Anne “Annie” Cullen Tormey

Anne “Annie” Cullen Tormey, aged 72 years, died April 3, surrounded by her family, in Cleveland, Ohio.  She was the daughter of Ronald and Jeanne Cullen (deceased) of Canton, Ohio.  She is survived by her loving partner, Warren, and her brothers and sisters and their families.  Anne graduated from Central Catholic High School in Canton, Ohio and from Manhattanville College, Purchase, New York, and University of London (England).  In lieu of flowers, contributions can be sent to the American Pointer Club, Inc., and the German Shorthaired Pointer Club of America.  A private family service will be held in Chagrin Falls, Ohio.  A Celebration of Life in honor of Annie will take place at a later date.  Details will follow.

Annie founded Freiheit Kennels, in 1983, a non-commercial endeavor, but in Annie’s words, “my passionate endeavor to be a responsible steward for the German Shorthaired Pointer, and Pointer and any dog in need.” Her love of horses and dogs began when she was a young girl, kindergarten age.  Annie named the first family dog, a Dalmatian, Tina.  The day the puppy came home, she spent the night in the basement with Tina.  In elementary school, she had dog and horse shows in the neighborhood with her second dog, Buzzy, a Cocker Spaniel, and her horse, Copper, an American Saddlebred. Throughout high school and college, she showed American Saddlebreds in Equitation and Saddle Seat, and thoroughbreds in Hunter-Jumper competition, and dogs in Obedience.  

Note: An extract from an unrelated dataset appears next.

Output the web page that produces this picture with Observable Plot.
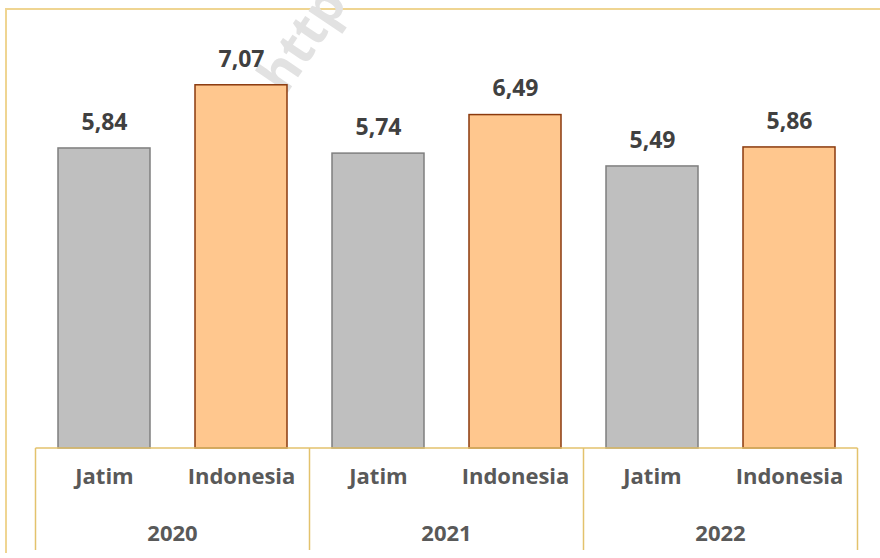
<!DOCTYPE html>
<html>
<head>
<meta charset="utf-8">
<script src="https://cdn.jsdelivr.net/npm/d3@7"></script>
<script src="https://cdn.jsdelivr.net/npm/@observablehq/plot@0.6"></script>
<style>
  html, body { margin: 0; padding: 0; background: #ffffff; }
  #wrap { position: relative; width: 880px; height: 558px; overflow: hidden; background: #fff; }
  #frame { position: absolute; left: 5px; top: 8px; width: 900px; height: 545px;
           border-top: 2px solid #EFD592; border-left: 2px solid #EFD592; box-sizing: border-box; }
  #wm { position: absolute; left: 244px; top: 68px; transform-origin: 0 0; transform: rotate(-56deg);
        font-family: "Open Sans", sans-serif; font-weight: 700; font-size: 52px; line-height: 60px; color: #e2e2e2; white-space: nowrap; }
  #chart { position: absolute; left: 0; top: 0; }
</style>
</head>
<body>
<div id="wrap">
  <div id="frame"></div>
  <div id="wm">http://</div>
  <div id="chart"></div>
</div>
<script>
const years = ["2020", "2021", "2022"];
const regions = ["Jatim", "Indonesia"];
const jatim = [5.84, 5.74, 5.49];
const indonesia = [7.07, 6.49, 5.86];

const data = years.flatMap((yr, i) => [
  {year: yr, region: "Jatim", key: yr + " Jatim", value: jatim[i]},
  {year: yr, region: "Indonesia", key: yr + " Indonesia", value: indonesia[i]}
]);
const keys = data.map(d => d.key);
const fills = {Jatim: "#BFBFBF", Indonesia: "#FFC78E"};
const strokes = {Jatim: "#7F7F7F", Indonesia: "#8B3A0E"};
const fmt = v => v.toFixed(2).replace(".", ",");

const plot = Plot.plot({
  width: 880,
  height: 558,
  marginLeft: 35,
  marginRight: 22,
  marginTop: 37,
  marginBottom: 110,
  style: {background: "transparent", fontFamily: "'Open Sans', sans-serif"},
  x: {domain: keys, paddingInner: 0.33, paddingOuter: 0.165, axis: null},
  y: {domain: [0, 8], axis: null},
  marks: [
    Plot.barY(data, {x: "key", y: "value", fill: d => fills[d.region], stroke: d => strokes[d.region], strokeWidth: 1.5}),
    Plot.text(data, {x: "key", y: "value", text: d => fmt(d.value), dy: -26, fontSize: 23, fontWeight: "bold", fill: "#404040"}),
    Plot.text(data, {x: "key", frameAnchor: "bottom", text: "region", dy: 35, fontSize: 22, fontWeight: "bold", fill: "#595959"})
  ]
});
document.getElementById("chart").appendChild(plot);

// category table lines and year labels via the plot's scales
const xs = plot.scale("x");
const ys = plot.scale("y");
const svg = d3.select(plot);
const step = xs.step, bw = xs.bandwidth;
const y0 = ys.apply(0);
const bottom = 550;
const gap = (step - bw) / 2;
const left = xs.apply(keys[0]) - gap;
const right = xs.apply(keys[keys.length - 1]) + bw + gap;
const lineColor = "#E3C26C";
svg.append("line").attr("x1", left).attr("x2", right).attr("y1", y0).attr("y2", y0)
  .attr("stroke", lineColor).attr("stroke-width", 1.5);
const bounds = years.map(yr => xs.apply(yr + " Jatim") - gap).concat([right]);
bounds.forEach(b => {
  svg.append("line").attr("x1", b).attr("x2", b).attr("y1", y0).attr("y2", bottom)
    .attr("stroke", lineColor).attr("stroke-width", 1.5);
});
years.forEach(yr => {
  const a = xs.apply(yr + " Jatim") - gap;
  const b = xs.apply(yr + " Indonesia") + bw + gap;
  svg.append("text").attr("x", (a + b) / 2).attr("y", y0 + 86).attr("dy", "0.32em")
    .attr("text-anchor", "middle").attr("font-size", 22).attr("font-weight", "bold")
    .attr("fill", "#595959").attr("font-family", "'Open Sans', sans-serif").text(yr);
});
</script>
</body>
</html>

After college, Anne moved to Chicago and worked at The First National Bank of Chicago.  She became passionately involved in cooking, especially bread and chocolate.  One year, she made a flourless chocolate birthday cake for Craig Claiborne, the NYT’s famed food critic. When Anne moved back to Cleveland in the early 1980s, she returned to her first love, working with dogs and horses, and founded Freiheit Kennels.  She bred, showed and participated in field activities with her dogs under the Freiheit Kennel name and also co-bred with Paladen Pointers and German Shorthaired Pointers of Riverside, California.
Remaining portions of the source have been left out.